When creating an outline for a novel, I think very carefully about point of view. The biggest problem I usually have is picking a point of view that works for the entire novel but also has a thematic purpose. Today’s most common point of view is third person singular which follows one character throughout the novel, but in order to make your novel stand out it takes much work to make this point of view (or any point of view for that matter) sing.
So I was thinking about my current WIP and how I’m bored with the point of view. What if the entire novel is a first person interview and the interviewer dies toward the end of the interview and then the very next chapter is written in third person singular from the perspective of the interviewee? Has anyone reading this ever seen anything done like this so that I can have a reference for its success or will this break the flow too much?
The purpose is not simply sensationalism or novelty, but it falls in line with my theme which is along the lines of making one’s life count for something.
Any thoughts?
I can think of a couple of novels where a first person narrator doesn’t get to finish up for one reason or another. For one reason the one that sticks out at the moment is the Heinlein juvie (I suppose they’d call it YA now) Podkayne of Mars.
But she’s also the protagonist. Unless the first-person interviewer is the protagonist (which doesn’t seem to be the case–correct me if I’m wrong) you’re distancing the reader from the protagonist’s story by filtering it through the narrator’s POV.
Of course, it’s possible for the results to be not only satisfactory but exceptional. The Great Gatsby is the best and best known novel to use this general setup…but Nick lives and (SPOILER đŸ˜‰ ) Gatsby dies.
The combination of the two conceits would be a challenge.
A Visit From The Goon Squad and Girl In Hyacinth Blue both feature alternate POV/perspectives.
Only read the first one (very interesting, but I struggled due to it’s diversity – not because of the style I should add, but because parts of it were enthralling and then it regularly whipped you away to other less interesting people/places – more like a short story collection that comes together at the end) and it actually alternates a lot of techniques (including a chapter done in powerpoint slides) and is more like a scrapbook.
Found the second from an Amazon search. Only going by the reviews as there’s no blurb, but again it seems more like a collection of short stories centred around a common theme (following a painting from creation through the hands of it’s owners).

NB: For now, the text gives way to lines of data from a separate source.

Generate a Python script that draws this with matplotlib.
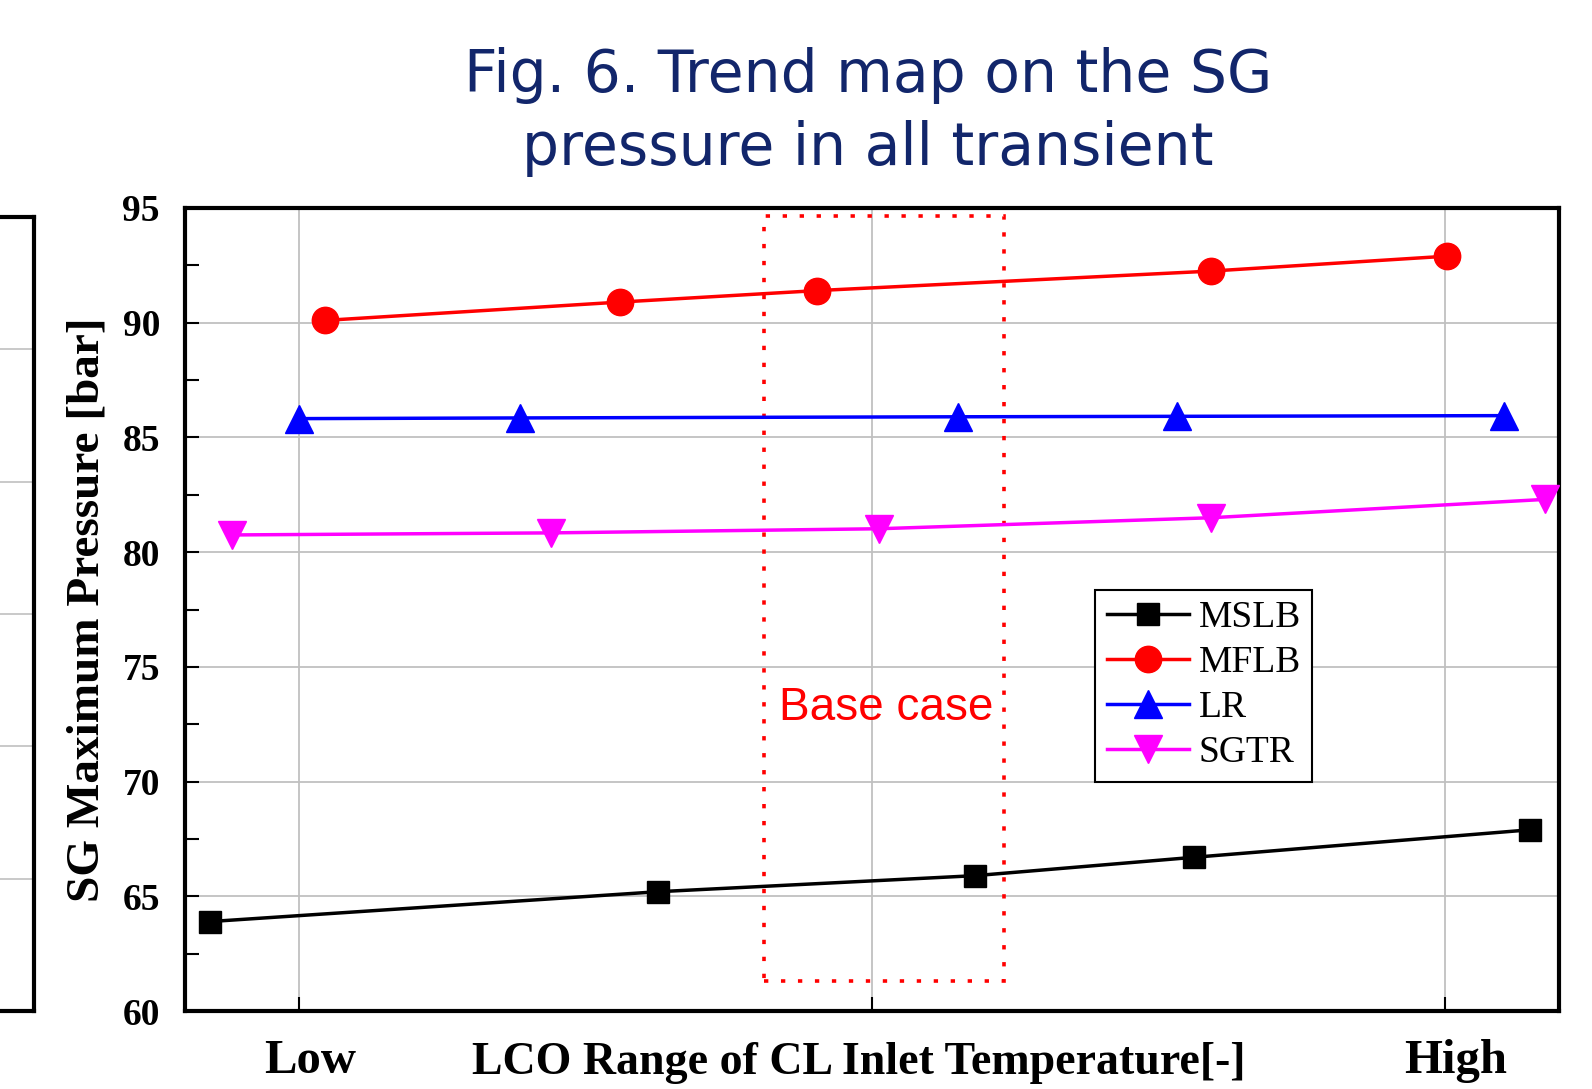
import matplotlib.pyplot as plt
import matplotlib.transforms as mtransforms
from matplotlib.patches import Rectangle

# data (x: 0 = Low, 1 = High)
mslb_x = [-0.078, 0.313, 0.590, 0.781, 1.075]
mslb_y = [63.9, 65.2, 65.9, 66.7, 67.9]
mflb_x = [0.022, 0.280, 0.452, 0.796, 1.002]
mflb_y = [90.1, 90.9, 91.4, 92.25, 92.9]
lr_x = [0.0, 0.193, 0.575, 0.766, 1.052]
lr_y = [85.82, 85.85, 85.9, 85.92, 85.95]
sgtr_x = [-0.059, 0.220, 0.506, 0.796, 1.088]
sgtr_y = [80.75, 80.84, 81.02, 81.5, 82.3]
xtick_pos = [0, 0.5, 1]
xtick_labels = ['Low', '', 'High']
left_grid = [1, 2, 3, 4, 5]

serif = 'Liberation Serif'
navy = '#12266b'

fig = plt.figure(figsize=(15.92, 10.89), dpi=100)

# cropped neighbour panel at the far left
axl = fig.add_axes([-0.05, 0.0716, 0.0714, 0.7291])
axl.set_xlim(0, 1)
axl.set_ylim(0, 6)
for y in left_grid:
    axl.axhline(y, color='#c0c0c0', lw=1.2)
axl.set_xticks([])
axl.set_yticks([])
axl.spines['left'].set_visible(False)
for s in ['top', 'bottom', 'right']:
    axl.spines[s].set_linewidth(3)

ax = fig.add_axes([0.1162, 0.0716, 0.8631, 0.7374])
ax.set_xlim(-0.1, 1.1)
ax.set_ylim(60, 95)

ax.plot(mslb_x, mslb_y, color='black', lw=2.5, marker='s', ms=16, label='MSLB', zorder=3)
ax.plot(mflb_x, mflb_y, color='red', lw=2.5, marker='o', ms=19, label='MFLB', zorder=3)
ax.plot(lr_x, lr_y, color='blue', lw=2.5, marker='^', ms=20, label='LR', zorder=3)
ax.plot(sgtr_x, sgtr_y, color='magenta', lw=2.5, marker='v', ms=20, label='SGTR', zorder=3)

# base case box
ax.add_patch(Rectangle((0.4055, 61.3), 0.2095, 33.35, fill=False, edgecolor='red',
                       lw=2.6, linestyle=(0, (1.2, 3.5)), zorder=2))
ax.text(0.419, 73.2, 'Base case', color='red', fontsize=33, family='Liberation Sans',
        va='center', ha='left')

ax.set_yticks(range(60, 96, 5))
ax.set_yticks([62.5 + 5 * i for i in range(7)], minor=True)
ax.set_xticks(xtick_pos)
ax.set_xticklabels(xtick_labels)
ax.grid(True, which='major', color='#c0c0c0', lw=1.3, zorder=0)
ax.set_axisbelow(True)

ax.tick_params(axis='y', which='both', direction='in', length=10, width=1.5, left=True,
               right=False, pad=18)
ax.tick_params(axis='x', direction='in', length=10, width=1.5, pad=20)
for lab in ax.get_yticklabels():
    lab.set_fontproperties({'family': serif, 'weight': 'bold', 'size': 27})
for lab in ax.get_xticklabels():
    lab.set_fontproperties({'family': serif, 'weight': 'bold', 'size': 35})

# Low / High sit a little right of their grid lines
shift = mtransforms.ScaledTranslation(0.11, 0, fig.dpi_scale_trans)
for lab in ax.xaxis.get_majorticklabels():
    lab.set_transform(lab.get_transform() + shift)

for s in ax.spines.values():
    s.set_linewidth(3)

ax.set_ylabel('SG Maximum Pressure [bar]', family=serif, weight='bold', fontsize=34)
ax.yaxis.set_label_coords(-0.056, 0.5)
ax.set_xlabel('LCO Range of CL Inlet Temperature[-]', family=serif, weight='bold', fontsize=33)
ax.xaxis.set_label_coords(0.49, -0.038)

leg = ax.legend(loc='lower left', bbox_to_anchor=(0.6625, 0.2857), borderaxespad=0,
                prop={'family': serif, 'size': 27}, fancybox=False, framealpha=1,
                edgecolor='black', handlelength=2.2, handletextpad=0.25,
                labelspacing=0.28, borderpad=0.3)
leg.get_frame().set_linewidth(1.5)

fig.text(0.545, 0.931, 'Fig. 6. Trend map on the SG', ha='center', va='center',
         color=navy, fontsize=42, family='DejaVu Sans')
fig.text(0.545, 0.864, 'pressure in all transient', ha='center', va='center',
         color=navy, fontsize=42, family='DejaVu Sans')

fig.savefig('out.png', dpi=100)
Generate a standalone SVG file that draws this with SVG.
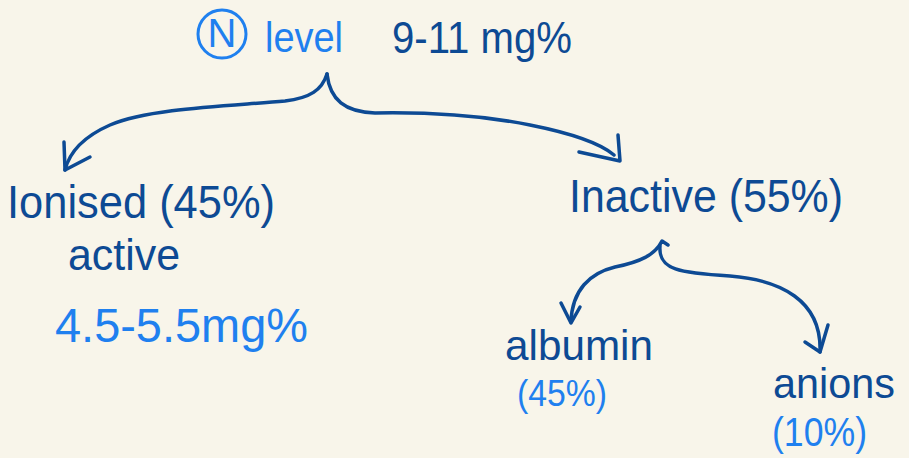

I think if you are going to use it sparingly it’s fine. for example to dovetail sections (e.g. excerpts from a diary, a al R A Salvatore in his Dark Elf books, and there’s an Iain M Banks book I’m sure does the same thing each chapter with letters to a characters employer, just can’t lay my hands on it at the moment) or to top and/or tail the whole story as you seem to suggest. Doing ‘in story’ seems to be a pretty hard thing to pull off – but that shouldn’t stop anybody from giving it a go!
I don’t have Barbara Kingsolver’s “The Lacuna” in front of me either, but I seem to recall it changes point of view (though I’m not sure if it’s just multiple third-person points of view or third- to first-person). I loved that book.
I don’t have a copy of “Life of Pi” in front of me, but I seem to recall it changes at the end, when Pi is being interviewed by the insurance adjustors. I can’t remember for sure though. As for an unsuccessful approach, I just quit reading “The Art of Fielding,” and one reason I hated it so much I couldn’t go on is because it changed from rotating third-person point of view to first person (for one of the characters anyway). It was so jarring, I just couldn’t go on. There may have been a point to this, but since I didn’t finish it, I couldn’t tell you.
Could you make a super long epilogue? So the story “ends” upon the death of the narrator, but the epilogue explains what happens next?